Assemblyman David Goldwater, D-Las Vegas, said he backed a law school but questioned the rush to open it.
"We've survived for 100 years without a law school. Why can't we wait 2 1/2 years to three years for a permanent building?" Goldwater asked.
He wondered if the national accreditation would be affected by having the law school initially located in temporary quarters.
UNLV President Carol Harter said backers of the project feel "the time has arrived" and donations have been made. She said she did not know whether the contributors would be willing to wait another two years.
The law school, approval of which seems assured by the Legislature, would open in the Paradise Elementary School, which is to be vacated a year from June. The school is located across Tropicana Avenue, south of the UNLV campus. The law students would be in the school for about two years until a 96,000-square-foot section of the Dickinson Library on campus can be converted into a law school.
Harter said about $500,000 is needed for planning for the conversion of Dickinson Library.
UNLV is planning a new, $48 million library to replace the Dickinson Library. The new 300,000-square-foot Lied Library will be high-tech, including a robotic retrieval system, Harter said.
One part of the library will have high stacks of books that are not requested often. A student will use a computer to type in the name of the book requested and a robotic arm will pull it down from the stacks standing 35-40 feet.
Harter said the book will be retrieved in less than 10 minutes. The system will save 100,000 square feet of space because it will allow the books to be stacked higher than the ones requested more often.
UNLV has already received $15 million in contributions for the new five-story library, which will rival the Thomas & Mack Center in size. Harter called it the "most important project ever built" at UNLV because it will make the school a first-class research and educational center.
It will be able to house 1.8 million volumes compared with the current 800,000 and have 2,500 reader stations.

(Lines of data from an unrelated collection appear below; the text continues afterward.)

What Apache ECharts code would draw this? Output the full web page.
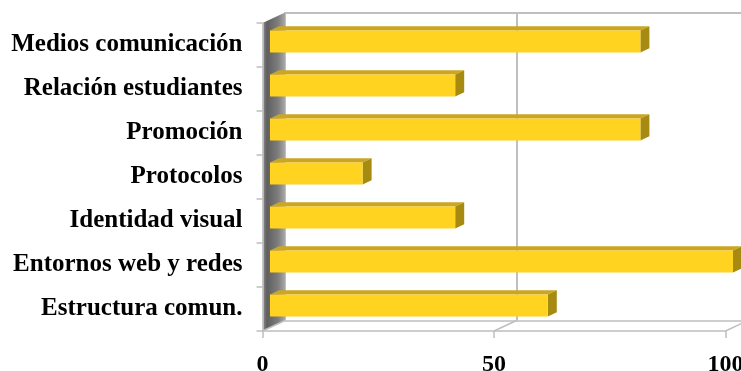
<!DOCTYPE html>
<html>
<head>
<meta charset="utf-8">
<script src="https://cdn.jsdelivr.net/npm/echarts@6/dist/echarts.min.js"></script>
<style>
html, body { margin: 0; padding: 0; background: #fff; }
#main { width: 741px; height: 371px; }
</style>
</head>
<body>
<div id="main"></div>
<script>
// datos
var categorias = ['Medios comunicación', 'Relación estudiantes', 'Promoción', 'Protocolos',
  'Identidad visual', 'Entornos web y redes', 'Estructura comun.'];
var valores = [80, 40, 80, 20, 40, 100, 60];
var marcas = [0, 50, 100];

// geometria del grafico 3D
var frente = { left: 262.5, top: 23, width: 463, height: 308 };
var fondo = { dx: 22.5, dy: -10.5 };
var posBarra = 1 / 3;   // las barras estan a un tercio del fondo
var grosor = 0.4;       // profundidad de la barra

var gris = '#bfbfbf';
var fuente = 'Liberation Serif, Times New Roman, serif';

function pared(params) {
  var c = params.coordSys;
  return {
    type: 'polygon',
    shape: {
      points: [[c.x, c.y], [c.x + fondo.dx, c.y + fondo.dy],
        [c.x + fondo.dx, c.y + c.height + fondo.dy], [c.x, c.y + c.height]]
    },
    style: {
      fill: new echarts.graphic.LinearGradient(0, 0, 1, 0, [
        { offset: 0, color: '#8e8e8e' },
        { offset: 0.2, color: '#5f5f5f' },
        { offset: 0.7, color: '#7e7e7e' },
        { offset: 1, color: '#a9a9a9' }
      ])
    }
  };
}

function suelo(params, api) {
  var c = params.coordSys;
  var p = api.coord([api.value(0), 0]);
  var y = c.y + c.height;
  return {
    type: 'line',
    shape: { x1: p[0], y1: y, x2: p[0] + fondo.dx, y2: y + fondo.dy },
    style: { stroke: gris, lineWidth: 1.5 }
  };
}

function barra(params, api) {
  var ini = api.coord([0, api.value(1)]);
  var fin = api.coord([api.value(0), api.value(1)]);
  var h = api.size([0, 1])[1] * 0.5;
  var ox = fondo.dx * grosor, oy = fondo.dy * grosor;
  var y0 = fin[1] - h / 2, y1 = fin[1] + h / 2;
  return {
    type: 'group',
    children: [
      { type: 'polygon', shape: { points: [[ini[0], y0], [fin[0], y0], [fin[0] + ox, y0 + oy], [ini[0] + ox, y0 + oy]] },
        style: { fill: '#cba623' } },
      { type: 'polygon', shape: { points: [[fin[0], y0], [fin[0] + ox, y0 + oy], [fin[0] + ox, y1 + oy], [fin[0], y1]] },
        style: { fill: '#a68b10' } },
      { type: 'rect', shape: { x: ini[0], y: y0, width: fin[0] - ini[0], height: h },
        style: { fill: '#ffd320' } }
    ]
  };
}

var myChart = echarts.init(document.getElementById('main'));
var option = {
  animation: false,
  grid: [
    { left: frente.left, top: frente.top, width: frente.width, height: frente.height, outerBoundsMode: 'none' },
    { left: frente.left + fondo.dx, top: frente.top + fondo.dy, width: frente.width, height: frente.height, outerBoundsMode: 'none' },
    { left: frente.left + fondo.dx * posBarra, top: frente.top + fondo.dy * posBarra, width: frente.width, height: frente.height, outerBoundsMode: 'none' }
  ],
  xAxis: [
    {
      gridIndex: 0, type: 'value', min: 0, max: 100, interval: 50, position: 'bottom', z: 10,
      axisLine: { show: true, lineStyle: { color: gris, width: 1.5 } },
      axisTick: { show: true, length: 7, lineStyle: { color: gris, width: 1.5 } },
      axisLabel: { margin: 22, color: '#000', fontFamily: fuente, fontWeight: 'bold', fontSize: 24 },
      splitLine: { show: false }
    },
    {
      gridIndex: 1, type: 'value', min: 0, max: 100, interval: 50, position: 'top',
      axisLine: { show: true, lineStyle: { color: gris, width: 2 } },
      axisTick: { show: false }, axisLabel: { show: false },
      splitLine: { show: true, lineStyle: { color: gris, width: 2 } }
    },
    {
      gridIndex: 1, type: 'value', min: 0, max: 100, interval: 50, position: 'bottom',
      axisLine: { show: true, lineStyle: { color: gris, width: 1.5 } },
      axisTick: { show: false }, axisLabel: { show: false }, splitLine: { show: false }
    },
    { gridIndex: 2, type: 'value', min: 0, max: 100, show: false }
  ],
  yAxis: [
    {
      gridIndex: 0, type: 'category', data: categorias, inverse: true, z: 10,
      axisLine: { show: true, lineStyle: { color: '#c8c8c8', width: 1.5 } },
      axisTick: { show: true, length: 6, lineStyle: { color: gris, width: 1.5 } },
      axisLabel: { margin: 20, color: '#000', fontFamily: fuente, fontWeight: 'bold', fontSize: 25, padding: [3, 0, 0, 0] }
    },
    { gridIndex: 1, type: 'category', data: categorias, inverse: true, show: false },
    { gridIndex: 2, type: 'category', data: categorias, inverse: true, show: false }
  ],
  series: [
    {
      name: 'pared', type: 'custom', xAxisIndex: 0, yAxisIndex: 0, z: 1, silent: true,
      renderItem: pared, data: [[0, 0]]
    },
    {
      name: 'suelo', type: 'custom', xAxisIndex: 0, yAxisIndex: 0, z: 1, silent: true,
      renderItem: suelo, data: marcas.map(function (v) { return [v, 0]; })
    },
    {
      name: 'valor', type: 'custom', xAxisIndex: 3, yAxisIndex: 2, z: 3,
      encode: { x: 0, y: 1 },
      renderItem: barra,
      data: valores.map(function (v, i) { return [v, i]; })
    }
  ]
};
myChart.setOption(option);
</script>
</body>
</html>
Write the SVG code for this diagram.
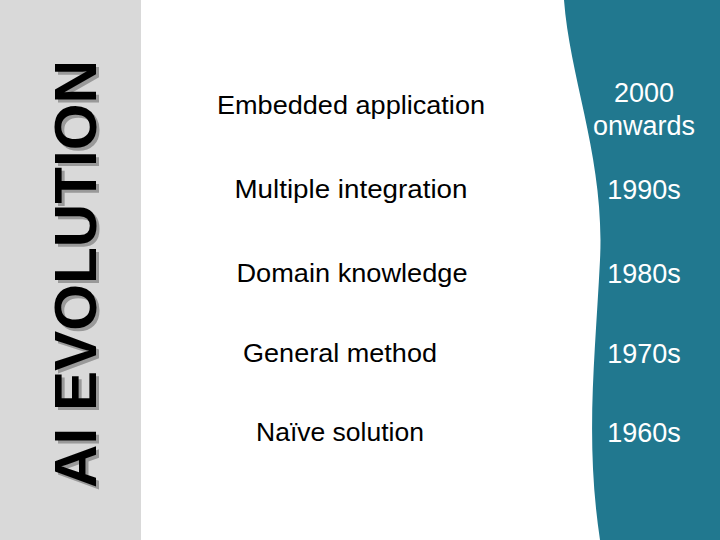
<svg xmlns="http://www.w3.org/2000/svg" width="720" height="540" viewBox="0 0 720 540">
<style>
.l{font-family:"Liberation Sans",Arial,sans-serif;font-size:26px;fill:#000;text-anchor:middle}
.r{font-family:"Liberation Sans",Arial,sans-serif;font-size:27px;fill:#fff;text-anchor:middle}
.t{font-family:"Liberation Sans",Arial,sans-serif;font-size:60px;font-weight:bold}
</style>
<rect width="720" height="540" fill="#fff"/>
<rect width="141" height="540" fill="#d9d9d9"/>
<g id="title">
<text class="t" transform="translate(99,491) rotate(-90)" fill="#999" textLength="428" lengthAdjust="spacingAndGlyphs">AI EVOLUTION</text>
<text class="t" transform="translate(96,488) rotate(-90)" fill="#000" textLength="428" lengthAdjust="spacingAndGlyphs">AI EVOLUTION</text>
</g>
<path id="band" d="M564,0 C570,80 605,160 600,260 C595,360 585,440 600,540 L720,540 L720,0 Z" fill="#21788f"/>
<g id="left">
<text class="l" x="351" y="114" textLength="268" lengthAdjust="spacingAndGlyphs">Embedded application</text>
<text class="l" x="351" y="198" textLength="233" lengthAdjust="spacingAndGlyphs">Multiple integration</text>
<text class="l" x="352" y="282" textLength="231" lengthAdjust="spacingAndGlyphs">Domain knowledge</text>
<text class="l" x="340" y="362" textLength="194" lengthAdjust="spacingAndGlyphs">General method</text>
<text class="l" x="340" y="441" textLength="168" lengthAdjust="spacingAndGlyphs">Naïve solution</text>
</g>
<g id="right">
<text class="r" x="644" y="102">2000</text>
<text class="r" x="644" y="135">onwards</text>
<text class="r" x="644" y="199">1990s</text>
<text class="r" x="644" y="283">1980s</text>
<text class="r" x="644" y="363">1970s</text>
<text class="r" x="644" y="442">1960s</text>
</g>
</svg>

Harter said the other part of the Dickinson Library, an 83,000-square-foot round building, will be converted into administrative or faculty use.
State Public Works Board Manager Eric Raecke said the contract for construction of the Lied Library could be let in September and it will take 22 months until it is completed, expected in July 1999.
The 1999 Legislature will be asked to finance the furnishings and equipment.